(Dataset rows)
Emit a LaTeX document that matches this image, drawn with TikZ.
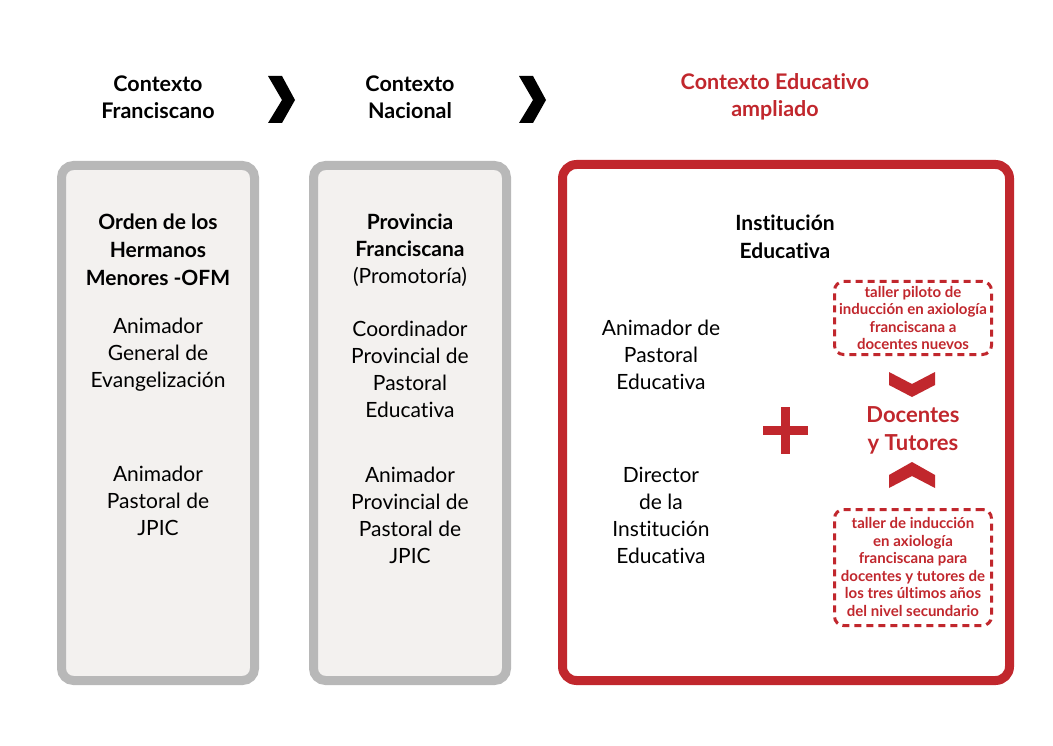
\documentclass[tikz,border=0pt]{standalone}
\usepackage{fontspec}
\setmainfont{Lato}[Ligatures=NoCommon]
\definecolor{fred}{RGB}{193,39,45}
\definecolor{gborder}{RGB}{184,184,184}
\definecolor{gfill}{RGB}{243,241,239}
\begin{document}
\begin{tikzpicture}[x=1pt,y=-1pt,
  head/.style={font=\bfseries\fontsize{21.5}{27}\selectfont, align=center, inner sep=0pt},
  body/.style={font=\fontsize{21}{27}\selectfont, align=center, inner sep=0pt, text=black},
  bodyb/.style={font=\bfseries\fontsize{21}{28}\selectfont, align=center, inner sep=0pt},
  graybox/.style={draw=gborder, fill=gfill, line width=9pt, rounded corners=12pt, minimum width=193pt, minimum height=515pt, inner sep=0pt},
  redbox/.style={draw=fred, line width=9pt, rounded corners=14pt, minimum width=447pt, minimum height=516pt, inner sep=0pt},
  dbox/.style={draw=fred, line width=3pt, dash pattern=on 7pt off 5pt, rounded corners=9pt, inner sep=0pt, minimum width=157pt},
  small/.style={font=\bfseries\fontsize{15}{17.5}\selectfont, align=center, text=fred, inner sep=0pt}
]
\useasboundingbox (0,0) rectangle (1053,746);
\fill[white] (0,0) rectangle (1053,746);

% headings
\node[head] (h1) at (158,97) {Contexto\\Franciscano};
\node[head] (h2) at (410,97) {Contexto\\Nacional};
\node[head, text=fred] (h3) at (775,97) {Contexto Educativo\\ampliado};

% chevrons between headings
\fill[black] (268,76) -- (282,76) -- (295,100) -- (282,123) -- (268,123) -- (282,100) -- cycle;
\fill[black] (519,76) -- (533,76) -- (546,100) -- (533,123) -- (519,123) -- (533,100) -- cycle;

% boxes
\node[graybox] (b1) at (158,423) {};
\node[graybox] (b2) at (410,423) {};
\node[redbox] (b3) at (786,422.5) {};

% box 1 texts
\node[bodyb] (o1) at (158,250) {Orden de los\\Hermanos\\Menores -OFM};
\node[body] (o2) at (158,355) {Animador\\General de\\Evangelización};
\node[body] (o3) at (158,501) {Animador\\Pastoral de\\JPIC};

% box 2 texts
\node[body] (p1) at (410,250) {\textbf{Provincia}\\\textbf{Franciscana}\\(Promotoría)};
\node[body] (p2) at (410,369) {Coordinador\\Provincial de\\Pastoral\\Educativa};
\node[body] (p3) at (410,515) {Animador\\Provincial de\\Pastoral de\\JPIC};

% box 3 texts
\node[bodyb] (i1) at (785,237) {Institución\\Educativa};
\node[body] (i2) at (661,355) {Animador de\\Pastoral\\Educativa};
\node[body] (i3) at (661,515) {Director\\de la\\Institución\\Educativa};

% plus
\fill[fred] (763,425.5) rectangle (808,434.5);
\fill[fred] (781,407) rectangle (790,454);

% dashed boxes
\node[dbox, minimum height=73pt] (t1) at (913,318) {};
\node[small] (t1t) at (913,318) {taller piloto de\\inducción en axiología\\franciscana a\\docentes nuevos};
\node[dbox, minimum height=116pt] (t2) at (913,567.5) {};
\node[small] (t2t) at (913,567) {taller de inducción\\en axiología\\franciscana para\\docentes y tutores de\\los tres últimos años\\del nivel secundario};

% red chevrons
\fill[fred] (889,372) -- (912,384) -- (935,372) -- (935,385) -- (912,397) -- (889,385) -- cycle;
\fill[fred] (889,488) -- (912,476) -- (935,488) -- (935,475) -- (912,462) -- (889,475) -- cycle;

\node[font=\bfseries\fontsize{22}{28}\selectfont, align=center, text=fred, inner sep=0pt] (dt) at (913,430) {Docentes\\y Tutores};
\end{tikzpicture}
\end{document}
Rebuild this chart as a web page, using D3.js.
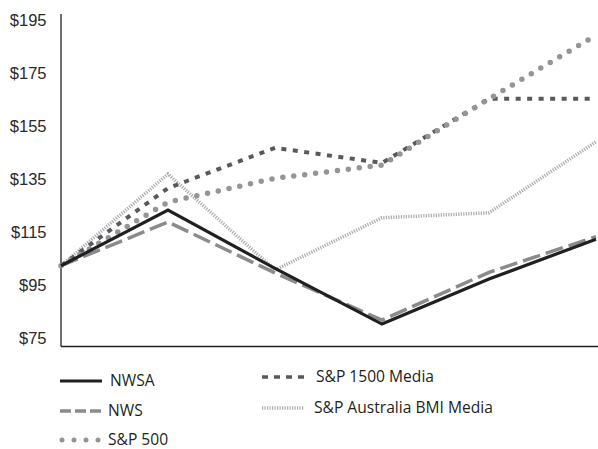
<!DOCTYPE html>
<html><head><meta charset="utf-8">
<script src="https://cdn.jsdelivr.net/npm/d3@7"></script>
<style>body{margin:0;background:#fff}svg{display:block}</style>
</head><body>
<script>
const periods = [0, 1, 2, 3, 4, 5];
const tickValues = [75, 95, 115, 135, 155, 175, 195];
const nwsa = [100, 121, 99, 78, 95, 110];
const nws = [100, 116.5, 97.3, 79.5, 97.5, 111];
const sp500 = [100, 124, 133, 138, 163, 187];
const sp1500Media = [100, 129.3, 144.5, 138.8, 163, 163];
const spAusMedia = [100, 134.6, 98.4, 118.1, 120, 146.8];

const series = [
  {name: "S&P Australia BMI Media", values: spAusMedia, color: "#a9abae", width: 3.5, dash: "1.2 1.3", cap: "butt", legendDash: "1.2 1.3"},
  {name: "S&P 1500 Media", values: sp1500Media, color: "#58595b", width: 4, dash: "5 6.5", cap: "butt", legendDash: "6 6"},
  {name: "S&P 500", values: sp500, color: "#939598", width: 5.5, dash: "0 11", cap: "round", legendDash: "0 12"},
  {name: "NWS", values: nws, color: "#8a8b8d", width: 3.5, dash: "18 6", cap: "butt", legendDash: "11 4"},
  {name: "NWSA", values: nwsa, color: "#231f20", width: 3.2, dash: null, cap: "butt", legendDash: null}
];

const W = 598, H = 449;
const svg = d3.select("body").append("svg").attr("width", W).attr("height", H);

const x = d3.scalePoint().domain(periods).range([61, 596]);
const y = d3.scaleLinear().domain([75, 195]).range([332, 14]);

// axes
const yAxis = d3.axisLeft(y).tickValues(tickValues).tickSize(0).tickPadding(0)
  .tickFormat(d => "$" + d);
const gy = svg.append("g").attr("transform", "translate(46.5,0)").call(yAxis);
gy.select(".domain").remove();
gy.selectAll("text").attr("dy", "0.32em").attr("y", 6)
  .style("font-family", "'Liberation Sans', Arial, sans-serif")
  .style("font-size", "16.5px").attr("fill", "#2a2a2a");

svg.append("line").attr("x1", 61).attr("x2", 61).attr("y1", 14).attr("y2", 346.5)
  .attr("stroke", "#231f20").attr("stroke-width", 1.3);
svg.append("line").attr("x1", 61).attr("x2", 598).attr("y1", 346.5).attr("y2", 346.5)
  .attr("stroke", "#231f20").attr("stroke-width", 1.3);

const line = d3.line().x((d, i) => x(periods[i])).y(d => y(d));

series.forEach(s => {
  svg.append("path").datum(s.values).attr("d", line)
    .attr("fill", "none").attr("stroke", s.color).attr("stroke-width", s.width)
    .attr("stroke-dasharray", s.dash).attr("stroke-linecap", s.cap)
    .attr("stroke-linejoin", "miter");
});

// legend
const legendPos = {
  "NWSA": {x: 60, y: 381, len: 42, tx: 110},
  "NWS": {x: 60, y: 411, len: 42, tx: 108},
  "S&P 500": {x: 62, y: 440, len: 37, tx: 108},
  "S&P 1500 Media": {x: 262, y: 377, len: 43, tx: 316},
  "S&P Australia BMI Media": {x: 262, y: 408, len: 42, tx: 314}
};
series.forEach(s => {
  const p = legendPos[s.name];
  svg.append("line").attr("x1", p.x).attr("x2", p.x + p.len).attr("y1", p.y).attr("y2", p.y)
    .attr("stroke", s.color).attr("stroke-width", s.name === "S&P 500" ? 5 : (s.name === "NWSA" ? 3.2 : 3.5))
    .attr("stroke-dasharray", s.legendDash).attr("stroke-linecap", s.cap);
  svg.append("text").attr("x", p.tx).attr("y", p.y).attr("dy", "0.35em")
    .style("font-family", "'Open Sans', 'Noto Sans', sans-serif").style("font-size", "15.6px")
    .attr("fill", "#231f20").text(s.name);
});
</script>
</body></html>
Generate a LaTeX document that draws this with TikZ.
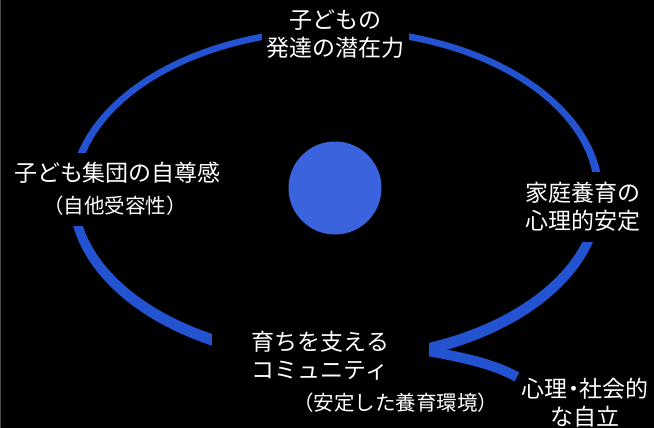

▶ _Required task_
Using the data above, extract exactly the lines from the one containing "Rebuild this chart" through the one containing "const spAusMedia = [100, 134.6, 98.4, 118.1, 120, 146.8];". Pictures are left out.

▶ _Answer to this problem_
Rebuild this chart as a web page, using D3.js.
<!DOCTYPE html>
<html><head><meta charset="utf-8">
<script src="https://cdn.jsdelivr.net/npm/d3@7"></script>
<style>body{margin:0;background:#fff}svg{display:block}</style>
</head><body>
<script>
const periods = [0, 1, 2, 3, 4, 5];
const tickValues = [75, 95, 115, 135, 155, 175, 195];
const nwsa = [100, 121, 99, 78, 95, 110];
const nws = [100, 116.5, 97.3, 79.5, 97.5, 111];
const sp500 = [100, 124, 133, 138, 163, 187];
const sp1500Media = [100, 129.3, 144.5, 138.8, 163, 163];
const spAusMedia = [100, 134.6, 98.4, 118.1, 120, 146.8];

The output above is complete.